It’s remarkable how many systems can manage unexpected performance demand, scaling resources and continuing operations. Yet truly unexpected demand can still apply enough stress to a system that it crashes. Here, we’re going to examine two failures that resulted from a single corporate controversy.
Wizards of the Coast, a subsidiary of Hasbro, owns the Dungeons and Dragons property. In early January 2023, the news broke that they planned to update their Open Gaming License. While the old license offered a perpetual royalty-free license to create content using the rules from Wizards of the Coast, the new version had massive limitations associated with it and revoked the old perpetual license.
At the time of this writing Wizards of the Coast has yet to issue the new license, but the damage has been done. The changes were not well received by the community, and several influencers suggested that people should cancel their online subscriptions to dndbeyond.com. Shortly afterward, their biggest competitor, Paizo, released a rebuttal to the rumored changes.
Both companies experienced an outage on their websites as a result.
On dndbeyond.com, the subscription termination service failed under load on the system, leaving many users unsure as to the status of their subscription. On the Paizo site, their blog platform simply collapsed, showing only a 502 bad gateway error message. This series of events offers a fabulous use case detailing the nature of truly unprecedented volumes of user traffic.
Performance engineering is the discipline of ensuring that highly scalable applications continue to function. In this case, both companies certainly conducted performance testing on these platforms prior to these events. However, performance engineering is much more than performance testing. It should necessarily include these types of scenarios, as well as how to mitigate them in production.
Running large-scale performance tests to test the boundary and failure conditions of an application is often overlooked. The goal is to run the system to such extreme loads that it fails entirely, while monitoring the application to observe the symptoms it exhibits prior to the failure. Monitoring is vital in this instance, as very rarely do organizations have the budget to replicate the full production environment for application delivery teams.
When you observe the failure symptoms of an application you can implement the second part of the strategy, which is to limit the load able to access the system under extreme traffic situations.
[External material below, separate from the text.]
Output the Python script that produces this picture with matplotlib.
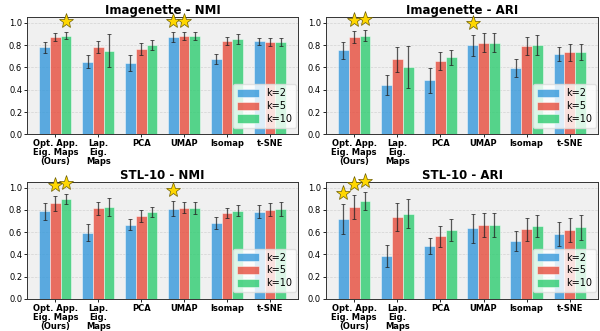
import numpy as np
import matplotlib
matplotlib.use("Agg")
import matplotlib.pyplot as plt

methods = ["Opt. App.\nEig. Maps\n(Ours)", "Lap.\nEig.\nMaps", "PCA", "UMAP", "Isomap", "t-SNE"]
k_labels = ["k=2", "k=5", "k=10"]
colors = ["#3498db", "#e74c3c", "#2ecc71"]

# Imagenette - NMI (rows: k=2, k=5, k=10)
img_nmi = [[0.78, 0.65, 0.64, 0.87, 0.675, 0.833],
           [0.87, 0.78, 0.765, 0.88, 0.836, 0.828],
           [0.884, 0.75, 0.797, 0.88, 0.854, 0.830]]
img_nmi_err = [[0.05, 0.057, 0.068, 0.045, 0.048, 0.035],
               [0.035, 0.055, 0.05, 0.038, 0.036, 0.035],
               [0.032, 0.15, 0.045, 0.038, 0.043, 0.035]]
img_nmi_stars = [(2, 0), (0, 3), (1, 3)]

# Imagenette - ARI
img_ari = [[0.752, 0.442, 0.487, 0.80, 0.594, 0.719],
           [0.872, 0.675, 0.657, 0.821, 0.791, 0.734],
           [0.884, 0.603, 0.69, 0.821, 0.80, 0.737]]
img_ari_err = [[0.073, 0.093, 0.112, 0.094, 0.084, 0.06],
               [0.05, 0.112, 0.08, 0.085, 0.08, 0.073],
               [0.048, 0.19, 0.07, 0.085, 0.09, 0.073]]
img_ari_stars = [(1, 0), (2, 0), (0, 3)]

# STL-10 - NMI
stl_nmi = [[0.788, 0.594, 0.666, 0.809, 0.684, 0.785],
           [0.86, 0.815, 0.743, 0.821, 0.773, 0.80],
           [0.899, 0.827, 0.785, 0.818, 0.791, 0.809]]
stl_nmi_err = [[0.075, 0.075, 0.05, 0.067, 0.052, 0.06],
               [0.067, 0.057, 0.054, 0.05, 0.048, 0.058],
               [0.045, 0.078, 0.045, 0.052, 0.05, 0.06]]
stl_nmi_stars = [(1, 0), (2, 0), (0, 3)]

# STL-10 - ARI
stl_ari = [[0.719, 0.382, 0.475, 0.633, 0.519, 0.585],
           [0.824, 0.734, 0.564, 0.663, 0.624, 0.618],
           [0.881, 0.767, 0.618, 0.66, 0.654, 0.642]]
stl_ari_err = [[0.137, 0.099, 0.075, 0.127, 0.093, 0.107],
               [0.109, 0.128, 0.094, 0.109, 0.107, 0.11],
               [0.08, 0.128, 0.097, 0.108, 0.10, 0.109]]
stl_ari_stars = [(0, 0), (1, 0), (2, 0)]

panels = [
    ("Imagenette - NMI", img_nmi, img_nmi_err, img_nmi_stars),
    ("Imagenette - ARI", img_ari, img_ari_err, img_ari_stars),
    ("STL-10 - NMI", stl_nmi, stl_nmi_err, stl_nmi_stars),
    ("STL-10 - ARI", stl_ari, stl_ari_err, stl_ari_stars),
]

fig = plt.figure(figsize=(6.0, 3.31), dpi=100)
rects = [
    [0.045, 0.594, 0.452, 0.354],
    [0.543, 0.594, 0.454, 0.354],
    [0.045, 0.097, 0.452, 0.353],
    [0.543, 0.097, 0.454, 0.353],
]

x = np.arange(len(methods))
w = 0.25
for (title, vals, errs, stars), r in zip(panels, rects):
    ax = fig.add_axes(r)
    ax.set_facecolor("#f0f0f0")
    for i in range(3):
        ax.bar(x + (i - 1) * w, vals[i], w, yerr=errs[i], color=colors[i], alpha=0.8,
               edgecolor="white", linewidth=0.4, label=k_labels[i],
               error_kw=dict(ecolor="#222222", elinewidth=0.9, capsize=1.6, capthick=0.7, alpha=0.75))
    for (i, g) in stars:
        ax.plot(x[g] + (i - 1) * w, vals[i][g] + errs[i][g] + 0.1, marker="*", markersize=11,
                color="#FFD700", markeredgecolor="#6b5c00", markeredgewidth=0.5, clip_on=False, zorder=5)
    ax.set_ylim(0, 1.05)
    ax.set_xlim(-0.66, 5.66)
    ax.set_xticks(x)
    ax.set_xticklabels(methods, fontsize=6, fontweight="bold", linespacing=1.0)
    ax.set_yticks([0, 0.2, 0.4, 0.6, 0.8, 1.0])
    ax.tick_params(axis="y", labelsize=6, length=2, pad=1.5, width=0.6)
    ax.tick_params(axis="x", length=2, pad=1.5, width=0.6)
    ax.yaxis.grid(True, linestyle="--", color="#cccccc", linewidth=0.5, alpha=0.8)
    ax.set_axisbelow(True)
    for s in ax.spines.values():
        s.set_color("#333333")
        s.set_linewidth(0.7)
    ax.set_title(title, fontsize=8.5, fontweight="bold", pad=2)
    ax.legend(loc="lower right", bbox_to_anchor=(1.0, 0.04), fontsize=7, handlelength=2.2,
              handleheight=0.9, borderaxespad=0.2, framealpha=0.8, edgecolor="#dddddd",
              labelspacing=0.3, handletextpad=0.8, fancybox=True)

fig.savefig("out.png", dpi=100)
User load is redirected to a static page that contains some variation of the text “Due to unexpectedly high volume, the site is unavailable at this time. Please try again later.” This is vastly preferable to a 502 error page.
Why don’t companies do this?
There are several reasons, but there are two that are more prominent than others.
First and foremost, these sorts of extreme load events are seen as extraordinarily unlikely to ever occur. Testing for scenarios that are less likely than being struck by lightning while simultaneously winning the lottery doesn’t make financial sense.
Secondly, these sorts of tests carry additional costs. Limits on usage as part of software contracts, as well as the cost of running infrastructure at extremely high usage rates, can make testing costly – but not as costly as application failure.
The unlikely nature of extreme load events for many applications, combined with the high cost of running these sorts of tests, means that many organizations do not stress systems to the breaking point to identify failure states, or put guardrails in place to remediate these conditions and ensure application survival.
What can we do?
Application delivery and performance engineering are complex activities, and there is no simple solution. Ideally, you can deduce operational parameters from normal testing and establish the same guardrails. In many cases I would advocate for putting such protective barriers in place well before the system is in danger. As an analogy, consider a fence that keeps us away from the edge of a cliff. Ideally, it’s placed well back from the edge. Even though there is potentially a lot of ground to safely walk on, the fence is there to keep us safe.
It’s important to note that putting guardrails in place can lead to higher operation expenses. Limiting your servers to 80% CPU usage, for example, means that you might require 12 servers instead of 10. At this point it becomes a business decision to understand the value of ensuring application reliability, where users can hit the refresh button and still access the application, versus the cost of letting it fail. In this case, I do not believe that the Paizo team views their blog site as business critical. Once service is restored, they’re unlikely to experience such a surge of user traffic again.
This is a compelling story for performance engineering teams to relate to their management structures. No matter how much you test, without safety precautions an application can almost always be brought to the failure point. Closer communication with your colleagues in IT Operations, helping them understand application stress factors so they can limit traffic once those conditions begin to manifest, can lead to applications that continue to work for at least some of your user community.